## Dataset content
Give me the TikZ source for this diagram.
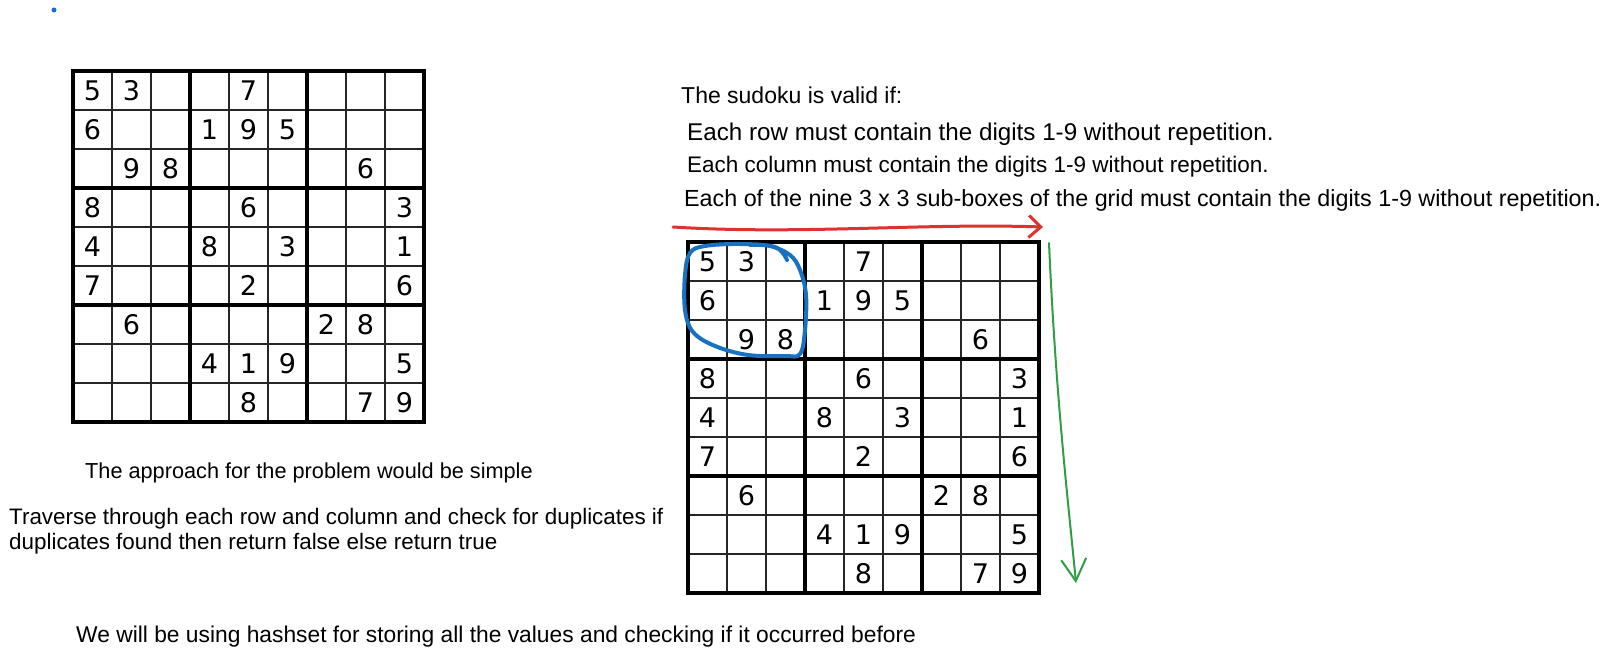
\documentclass[tikz,border=0pt]{standalone}
\usepackage{fontspec}
\setmainfont{Liberation Sans}
\newfontfamily\gridfont{DejaVu Sans}
\usetikzlibrary{arrows.meta}
\definecolor{sketchred}{RGB}{224,49,49}
\definecolor{sketchgreen}{RGB}{47,158,68}
\definecolor{sketchblue}{RGB}{25,113,194}
\tikzset{
  note/.style={anchor=west, inner sep=0pt, font=\fontsize{#1}{25}\selectfont},
  note/.default=23,
  digit/.style={inner sep=0pt, font=\gridfont\fontsize{27}{27}\selectfont},
  thinline/.style={line width=1.6pt, black!85},
  boxline/.style={line width=4pt, black},
}
\begin{document}
\begin{tikzpicture}[x=1pt, y=-1pt]
\useasboundingbox (0,0) rectangle (1612,660);
\fill[white] (0,0) rectangle (1612,660);

% Blue dot
\fill[sketchblue] (54,10) circle (2.5);

% Both sudoku grids
\foreach \gx/\gy/\gn in {73/71/left, 688/242/right} {
  \foreach \i in {1,2,4,5,7,8} {
    \draw[thinline] (\gx+\i*39, \gy) -- (\gx+\i*39, \gy+351);
    \draw[thinline] (\gx, \gy+\i*39) -- (\gx+351, \gy+\i*39);
  }
  \foreach \i in {3,6} {
    \draw[boxline] (\gx+\i*39, \gy) -- (\gx+\i*39, \gy+351);
    \draw[boxline] (\gx, \gy+\i*39) -- (\gx+351, \gy+\i*39);
  }
  \draw[boxline] (\gx,\gy) rectangle (\gx+351,\gy+351);
  % Digits, 0 = empty cell
  \foreach \row [count=\r] in {{5,3,0,0,7,0,0,0,0},{6,0,0,1,9,5,0,0,0},{0,9,8,0,0,0,0,6,0},
                               {8,0,0,0,6,0,0,0,3},{4,0,0,8,0,3,0,0,1},{7,0,0,0,2,0,0,0,6},
                               {0,6,0,0,0,0,2,8,0},{0,0,0,4,1,9,0,0,5},{0,0,0,0,8,0,0,7,9}} {
    \foreach \d [count=\c] in \row {
      \ifnum\d>0
        \node[digit] (\gn-\r-\c) at (\gx+\c*39-19.5, \gy+\r*39-19.5) {\d};
      \fi
    }
  }
}

% Rules text
\node[note] (validif) at (681,95) {The sudoku is valid if:};
\node[note=24.2] (rowrule) at (687,134) {Each row must contain the digits 1-9 without repetition.};
\node[note=22.5] (colrule) at (687,167) {Each column must contain the digits 1-9 without repetition.};
\node[note=23.3] (boxrule) at (684,200) {Each of the nine 3 x 3 sub-boxes of the grid must contain the digits 1-9 without repetition.};

% Row and column sweeps
\coordinate (rowstart) at (673,227);
\coordinate (rowend) at (1043,227);
\draw[sketchred, line width=3pt, line cap=round, -{Straight Barb[length=12pt, width=22pt]}]
  (rowstart) .. controls (800,235) and (920,223) .. (rowend);
\coordinate (colstart) at (1049,243);
\coordinate (colend) at (1076,583);
\draw[sketchgreen, line width=2pt, line cap=round, -{Straight Barb[length=22pt, width=25pt]}]
  (colstart) .. controls (1056,400) and (1068,500) .. (colend);

% Circled sub-box
\draw[sketchblue, line width=4pt, line cap=round, line join=round]
  plot[smooth, tension=0.6] coordinates {(787,260) (775,247) (740,244) (705,246) (690,253)
    (685,275) (685,310) (693,332) (715,346) (748,355) (785,356) (800,354) (805,330)
    (806,295) (800,270) (790,255) (770,246) (750,245)};

% Approach text
\node[note=21.7] (approach) at (85,473) {The approach for the problem would be simple};
\node[note=22.4, align=left] (traverse) at (9,531) {Traverse through each row and column and check for duplicates if\\duplicates found then return false else return true};
\node[note=22.8] (hashset) at (76,637) {We will be using hashset for storing all the values and checking if it occurred before};
\end{tikzpicture}
\end{document}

## Task goal
Write out the whole listing again, exactly, with no pictures.

## Reply to the task
Give me the TikZ source for this diagram.
\documentclass[tikz,border=0pt]{standalone}
\usepackage{fontspec}
\setmainfont{Liberation Sans}
\newfontfamily\gridfont{DejaVu Sans}
\usetikzlibrary{arrows.meta}
\definecolor{sketchred}{RGB}{224,49,49}
\definecolor{sketchgreen}{RGB}{47,158,68}
\definecolor{sketchblue}{RGB}{25,113,194}
\tikzset{
  note/.style={anchor=west, inner sep=0pt, font=\fontsize{#1}{25}\selectfont},
  note/.default=23,
  digit/.style={inner sep=0pt, font=\gridfont\fontsize{27}{27}\selectfont},
  thinline/.style={line width=1.6pt, black!85},
  boxline/.style={line width=4pt, black},
}
\begin{document}
\begin{tikzpicture}[x=1pt, y=-1pt]
\useasboundingbox (0,0) rectangle (1612,660);
\fill[white] (0,0) rectangle (1612,660);

% Blue dot
\fill[sketchblue] (54,10) circle (2.5);

% Both sudoku grids
\foreach \gx/\gy/\gn in {73/71/left, 688/242/right} {
  \foreach \i in {1,2,4,5,7,8} {
    \draw[thinline] (\gx+\i*39, \gy) -- (\gx+\i*39, \gy+351);
    \draw[thinline] (\gx, \gy+\i*39) -- (\gx+351, \gy+\i*39);
  }
  \foreach \i in {3,6} {
    \draw[boxline] (\gx+\i*39, \gy) -- (\gx+\i*39, \gy+351);
    \draw[boxline] (\gx, \gy+\i*39) -- (\gx+351, \gy+\i*39);
  }
  \draw[boxline] (\gx,\gy) rectangle (\gx+351,\gy+351);
  % Digits, 0 = empty cell
  \foreach \row [count=\r] in {{5,3,0,0,7,0,0,0,0},{6,0,0,1,9,5,0,0,0},{0,9,8,0,0,0,0,6,0},
                               {8,0,0,0,6,0,0,0,3},{4,0,0,8,0,3,0,0,1},{7,0,0,0,2,0,0,0,6},
                               {0,6,0,0,0,0,2,8,0},{0,0,0,4,1,9,0,0,5},{0,0,0,0,8,0,0,7,9}} {
    \foreach \d [count=\c] in \row {
      \ifnum\d>0
        \node[digit] (\gn-\r-\c) at (\gx+\c*39-19.5, \gy+\r*39-19.5) {\d};
      \fi
    }
  }
}

% Rules text
\node[note] (validif) at (681,95) {The sudoku is valid if:};
\node[note=24.2] (rowrule) at (687,134) {Each row must contain the digits 1-9 without repetition.};
\node[note=22.5] (colrule) at (687,167) {Each column must contain the digits 1-9 without repetition.};
\node[note=23.3] (boxrule) at (684,200) {Each of the nine 3 x 3 sub-boxes of the grid must contain the digits 1-9 without repetition.};

% Row and column sweeps
\coordinate (rowstart) at (673,227);
\coordinate (rowend) at (1043,227);
\draw[sketchred, line width=3pt, line cap=round, -{Straight Barb[length=12pt, width=22pt]}]
  (rowstart) .. controls (800,235) and (920,223) .. (rowend);
\coordinate (colstart) at (1049,243);
\coordinate (colend) at (1076,583);
\draw[sketchgreen, line width=2pt, line cap=round, -{Straight Barb[length=22pt, width=25pt]}]
  (colstart) .. controls (1056,400) and (1068,500) .. (colend);

% Circled sub-box
\draw[sketchblue, line width=4pt, line cap=round, line join=round]
  plot[smooth, tension=0.6] coordinates {(787,260) (775,247) (740,244) (705,246) (690,253)
    (685,275) (685,310) (693,332) (715,346) (748,355) (785,356) (800,354) (805,330)
    (806,295) (800,270) (790,255) (770,246) (750,245)};

% Approach text
\node[note=21.7] (approach) at (85,473) {The approach for the problem would be simple};
\node[note=22.4, align=left] (traverse) at (9,531) {Traverse through each row and column and check for duplicates if\\duplicates found then return false else return true};
\node[note=22.8] (hashset) at (76,637) {We will be using hashset for storing all the values and checking if it occurred before};
\end{tikzpicture}
\end{document}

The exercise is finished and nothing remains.